South Carolina and Florida want to expand their death penalty statutes


Bucking a trend of decreasing support for the death penalty in the United States, Republican-dominated legislatures in South Carolina and Florida are attempting to expand their states’ use of capital punishment.

In South Carolina, Republican lawmakers introduced a bill that would make women who have an abortion subject to the death penalty. The “South Carolina Prenatal Equal Protection Act of 2023” removes all exceptions, including rape, the health of the pregnant woman, and the fetus’s health. The bill also specifies that the law would include “an unborn child at every stage of development from fertilization until birth.”

(The bill originally had 24 co-sponsors, but as news of its extremism spread, nine of the cosponsors withdrew their support, NBC News reported.)

And Republican legislators in Florida filed a bill that would expand capital punishment for crimes other than murder, despite the U.S. Supreme Court’s ruling in Kennedy v. Louisiana (2008) that the death penalty for any crime other than homicide is unconstitutional. It would allow adults convicted of sexually battering children younger than 12 to be charged with a capital crime, the Tampa Bay Times reports. The bill’s sponsors, who are both Republicans, were inspired by Gov. Ron DeSantis, who believes this is an opportune time to challenge the U.S. Supreme Court’s 2008 decision, saying, “We do not believe the Supreme Court, in its current iteration, would uphold it, and so we are going to be exploring ways to facilitate some capital trials if you have the worst of the worst.” 
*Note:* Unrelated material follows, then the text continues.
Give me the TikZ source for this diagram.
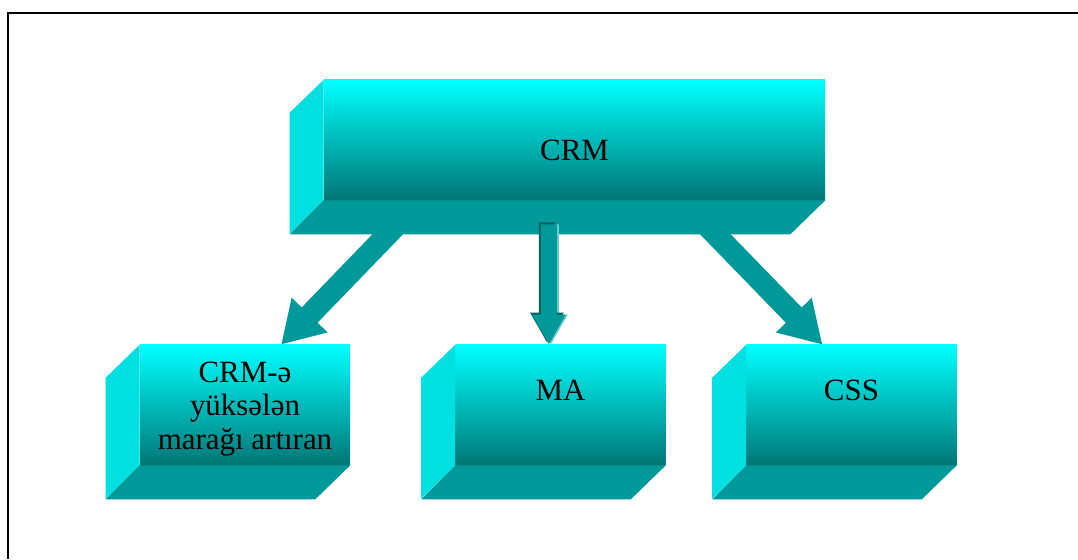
\documentclass[tikz,border=0pt]{standalone}
\usepackage{fontspec}
\setmainfont{Liberation Serif}
\usetikzlibrary{arrows.meta}
\definecolor{boxtop}{RGB}{0,255,255}
\definecolor{boxmid}{RGB}{0,196,196}
\definecolor{boxlow}{RGB}{0,117,117}
\definecolor{boxside}{RGB}{0,224,224}
\definecolor{boxfloor}{RGB}{0,153,153}
\definecolor{arrowdark}{RGB}{0,96,96}
\definecolor{arrowlight}{RGB}{102,204,204}

\begin{document}
\begin{tikzpicture}
    	[x=0.025cm, y=-0.025cm,
    	 facebox/.style={inner sep=0pt, minimum height=3cm, top color=boxtop, middle color=boxmid, bottom color=boxlow},
    	 bigbox/.style={facebox, minimum width=12.525cm},
    	 smallbox/.style={facebox, minimum width=5.25cm},
    	 sideface/.style={fill=boxside},
    	 floorface/.style={fill=boxfloor},
    	 boxtext/.style={font=\fontsize{22}{24}\selectfont, align=center},
    	 fatarrow/.style={draw=boxfloor, line width=0.55cm, -{Triangle[width=1.17cm, length=1.03cm]}},
    	 slimarrow/.style={line width=0.4cm, -{Triangle[width=0.78cm, length=0.75cm]}}]
    	\useasboundingbox (0,0) rectangle (1078,559);
    	\draw[line width=1.5pt] (8,559) -- (8,13) -- (1078,13);

    	\node at (574.5,140) [bigbox] (crm) {};
    	\node at (245,405) [smallbox] (ca) {};
    	\node at (560.5,405) [smallbox] (ma) {};
    	\node at (851.5,405) [smallbox] (css) {};

    	\foreach \b in {crm,ca,ma,css} {
    	    \fill[sideface] (\b.north west) -- ++(-34,33) -- ++(0,121) -- (\b.south west) -- cycle;
    	    \fill[floorface] (\b.south west) -- ++(-34,34) -- ([xshift=-0.875cm,yshift=-0.85cm]\b.south east) -- (\b.south east) -- cycle;
    	}

    	\node at ([yshift=-0.25cm]crm.center) [boxtext] (crmtext) {CRM};
    	\node at ([yshift=-0.1cm]ca.center) [boxtext] (catext) {CRM-ə\\yüksələn\\marağı artıran};
    	\node at ([yshift=0.375cm]ma.center) [boxtext] (matext) {MA};
    	\node at ([yshift=0.375cm]css.center) [boxtext] (csstext) {CSS};

    	\draw[fatarrow] ([xshift=-4.39cm,yshift=-0.56cm]crm.south) -- ([xshift=0.9cm]ca.north);
    	\draw[fatarrow] ([xshift=3.24cm,yshift=-0.56cm]crm.south) -- ([xshift=-0.725cm]css.north);

    	\draw[slimarrow, draw=arrowlight] ([xshift=-0.59cm,yshift=-0.6cm]crm.south) -- ([xshift=-0.24cm]ma.north);
    	\draw[slimarrow, draw=arrowdark] ([xshift=-0.69cm,yshift=-0.55cm]crm.south) -- ([xshift=-0.34cm,yshift=0.05cm]ma.north);
    	\draw[slimarrow, draw=boxfloor] ([xshift=-0.64cm,yshift=-0.6cm]crm.south) -- ([xshift=-0.29cm]ma.north);
\end{tikzpicture}
\end{document}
This proposed legislation comes on the heels of another bill introduced by Florida lawmakers earlier this year that would lower the threshold for a death verdict from a unanimous jury to an 8 – 4 vote. This, too, is a DeSantis proposal, which he suggested in November when Nikolas Cruz, convicted of the Parkland school shooting, was sentenced to life instead of death when three jurors voted against death.